REQUIRED WORK ▸
Write out the whole listing, matching it exactly.

[BEGIN]

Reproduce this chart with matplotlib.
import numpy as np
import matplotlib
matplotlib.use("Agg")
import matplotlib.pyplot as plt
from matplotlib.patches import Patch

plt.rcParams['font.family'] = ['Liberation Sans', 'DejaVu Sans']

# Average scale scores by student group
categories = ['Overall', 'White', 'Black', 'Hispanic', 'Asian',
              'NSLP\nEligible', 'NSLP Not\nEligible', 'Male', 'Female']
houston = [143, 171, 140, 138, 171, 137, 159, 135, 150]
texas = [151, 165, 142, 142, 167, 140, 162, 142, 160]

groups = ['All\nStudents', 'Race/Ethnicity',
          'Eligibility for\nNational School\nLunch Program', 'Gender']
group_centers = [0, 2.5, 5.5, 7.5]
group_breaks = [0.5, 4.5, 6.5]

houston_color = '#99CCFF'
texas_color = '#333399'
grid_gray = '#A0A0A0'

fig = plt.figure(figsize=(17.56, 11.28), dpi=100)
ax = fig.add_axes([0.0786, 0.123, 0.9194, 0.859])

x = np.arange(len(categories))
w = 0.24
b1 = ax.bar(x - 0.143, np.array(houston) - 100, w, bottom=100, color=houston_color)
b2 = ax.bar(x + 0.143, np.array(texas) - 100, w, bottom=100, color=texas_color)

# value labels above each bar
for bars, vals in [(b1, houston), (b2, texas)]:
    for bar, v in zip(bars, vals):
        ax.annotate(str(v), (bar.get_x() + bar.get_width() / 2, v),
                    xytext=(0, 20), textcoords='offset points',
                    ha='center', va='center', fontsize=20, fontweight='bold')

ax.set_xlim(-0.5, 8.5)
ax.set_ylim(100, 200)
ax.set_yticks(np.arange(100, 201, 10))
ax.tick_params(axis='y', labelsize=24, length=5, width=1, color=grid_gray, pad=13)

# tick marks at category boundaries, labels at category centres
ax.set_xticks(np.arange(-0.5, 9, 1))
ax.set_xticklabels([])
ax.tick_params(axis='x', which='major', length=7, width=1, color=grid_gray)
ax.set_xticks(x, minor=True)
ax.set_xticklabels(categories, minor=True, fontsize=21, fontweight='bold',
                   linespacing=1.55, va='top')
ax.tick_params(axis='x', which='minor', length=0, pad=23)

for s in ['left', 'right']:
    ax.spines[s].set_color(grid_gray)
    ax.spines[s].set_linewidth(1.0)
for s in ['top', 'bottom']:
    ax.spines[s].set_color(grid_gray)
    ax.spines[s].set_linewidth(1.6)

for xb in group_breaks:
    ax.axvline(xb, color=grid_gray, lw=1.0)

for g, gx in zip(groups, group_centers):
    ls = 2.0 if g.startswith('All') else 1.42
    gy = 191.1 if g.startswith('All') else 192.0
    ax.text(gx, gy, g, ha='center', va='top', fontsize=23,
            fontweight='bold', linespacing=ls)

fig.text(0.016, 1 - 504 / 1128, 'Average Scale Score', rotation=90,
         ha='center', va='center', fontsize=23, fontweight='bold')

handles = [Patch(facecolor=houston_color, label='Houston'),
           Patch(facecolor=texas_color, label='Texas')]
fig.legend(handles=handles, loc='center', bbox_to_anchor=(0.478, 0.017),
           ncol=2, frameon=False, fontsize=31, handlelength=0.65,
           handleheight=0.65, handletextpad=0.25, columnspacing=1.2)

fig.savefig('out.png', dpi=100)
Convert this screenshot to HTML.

[END]

TASK SOLUTION ▸
Reproduce this chart with matplotlib.
import numpy as np
import matplotlib
matplotlib.use("Agg")
import matplotlib.pyplot as plt
from matplotlib.patches import Patch

plt.rcParams['font.family'] = ['Liberation Sans', 'DejaVu Sans']

# Average scale scores by student group
categories = ['Overall', 'White', 'Black', 'Hispanic', 'Asian',
              'NSLP\nEligible', 'NSLP Not\nEligible', 'Male', 'Female']
houston = [143, 171, 140, 138, 171, 137, 159, 135, 150]
texas = [151, 165, 142, 142, 167, 140, 162, 142, 160]

groups = ['All\nStudents', 'Race/Ethnicity',
          'Eligibility for\nNational School\nLunch Program', 'Gender']
group_centers = [0, 2.5, 5.5, 7.5]
group_breaks = [0.5, 4.5, 6.5]

houston_color = '#99CCFF'
texas_color = '#333399'
grid_gray = '#A0A0A0'

fig = plt.figure(figsize=(17.56, 11.28), dpi=100)
ax = fig.add_axes([0.0786, 0.123, 0.9194, 0.859])

x = np.arange(len(categories))
w = 0.24
b1 = ax.bar(x - 0.143, np.array(houston) - 100, w, bottom=100, color=houston_color)
b2 = ax.bar(x + 0.143, np.array(texas) - 100, w, bottom=100, color=texas_color)

# value labels above each bar
for bars, vals in [(b1, houston), (b2, texas)]:
    for bar, v in zip(bars, vals):
        ax.annotate(str(v), (bar.get_x() + bar.get_width() / 2, v),
                    xytext=(0, 20), textcoords='offset points',
                    ha='center', va='center', fontsize=20, fontweight='bold')

ax.set_xlim(-0.5, 8.5)
ax.set_ylim(100, 200)
ax.set_yticks(np.arange(100, 201, 10))
ax.tick_params(axis='y', labelsize=24, length=5, width=1, color=grid_gray, pad=13)

# tick marks at category boundaries, labels at category centres
ax.set_xticks(np.arange(-0.5, 9, 1))
ax.set_xticklabels([])
ax.tick_params(axis='x', which='major', length=7, width=1, color=grid_gray)
ax.set_xticks(x, minor=True)
ax.set_xticklabels(categories, minor=True, fontsize=21, fontweight='bold',
                   linespacing=1.55, va='top')
ax.tick_params(axis='x', which='minor', length=0, pad=23)

for s in ['left', 'right']:
    ax.spines[s].set_color(grid_gray)
    ax.spines[s].set_linewidth(1.0)
for s in ['top', 'bottom']:
    ax.spines[s].set_color(grid_gray)
    ax.spines[s].set_linewidth(1.6)

for xb in group_breaks:
    ax.axvline(xb, color=grid_gray, lw=1.0)

for g, gx in zip(groups, group_centers):
    ls = 2.0 if g.startswith('All') else 1.42
    gy = 191.1 if g.startswith('All') else 192.0
    ax.text(gx, gy, g, ha='center', va='top', fontsize=23,
            fontweight='bold', linespacing=ls)

fig.text(0.016, 1 - 504 / 1128, 'Average Scale Score', rotation=90,
         ha='center', va='center', fontsize=23, fontweight='bold')

handles = [Patch(facecolor=houston_color, label='Houston'),
           Patch(facecolor=texas_color, label='Texas')]
fig.legend(handles=handles, loc='center', bbox_to_anchor=(0.478, 0.017),
           ncol=2, frameon=False, fontsize=31, handlelength=0.65,
           handleheight=0.65, handletextpad=0.25, columnspacing=1.2)

fig.savefig('out.png', dpi=100)
Convert this screenshot to HTML.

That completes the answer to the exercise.